The login server is typically not the busiest part of your game so you don’t expect it to fail. But when it fails, people are continually trying to get back in, making the issue even worse!

It’s a very common problem – if the login server is fine, everything is fine, but if the login server is flaky, everything goes down.”

Host
“So these are cascading failures?”

Voss
“Absolutely, that’s how a big system like this fails – one thing that shouldn’t have happened happens and then all the other things fall down, even though you thought it would never happen!”

Next up was a question about scale and reliability at scale and Voss went on to defend Niantic saying that “no body could have known how big it will get”. The interesting fact that came up was this question:

Host
“Can’t they just buy more servers?”

Voss
“It depends on how you architectured the thing. If you made it so it can scale horizontally, then it should be easy to make it twice as big by spinning twice as many servers. But making an app that can really scale horizontally and has no single point of failure is really hard. Login and authentication is often the problem as you can not discrete them, right, like the definition what your password can not live in two places at once, it must live at one point of truth – the login server. This is where you usually hit the point of failure in distributed systems, especially if you were thinking you’re going to get away with it.

And that’s not a problem you can fix in two weeks by buying new servers – you have to re-architect.”

Michael jumped in after Voss and confirmed that reverse engineering showed that PoGO backend is still operated by Nintendo and continued to say that “Nintendo was not well equipped”.

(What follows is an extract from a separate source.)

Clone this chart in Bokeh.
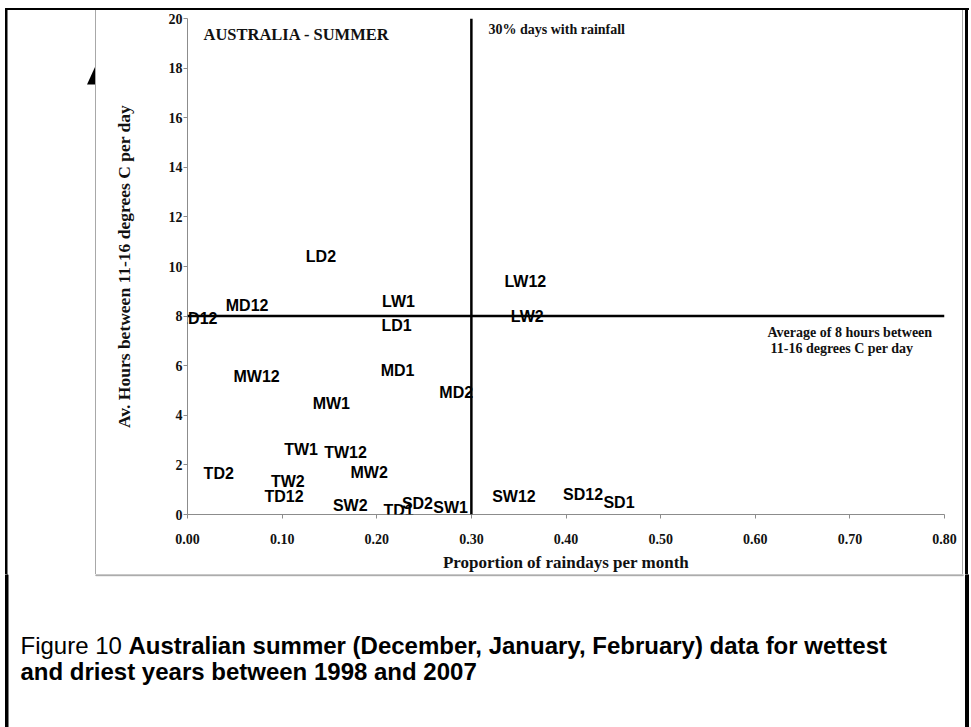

Michael continued to explain that Niantic has not issued a statement yet about his map, but he admits he is breaking Terms of Service as they did reverse engineer the API and are currently using the public API that the official app also uses.

Pokemon GO Server Issues
Pokemon GO Server Issues

He also went on to explain that Niantic doesn’t know who’s pulling data but he does expect them to eventually implement mechanisms for banning players that do.

The interview went on a bit more with discussions about various Pokemon GO server issues and ways developers are currently using the API.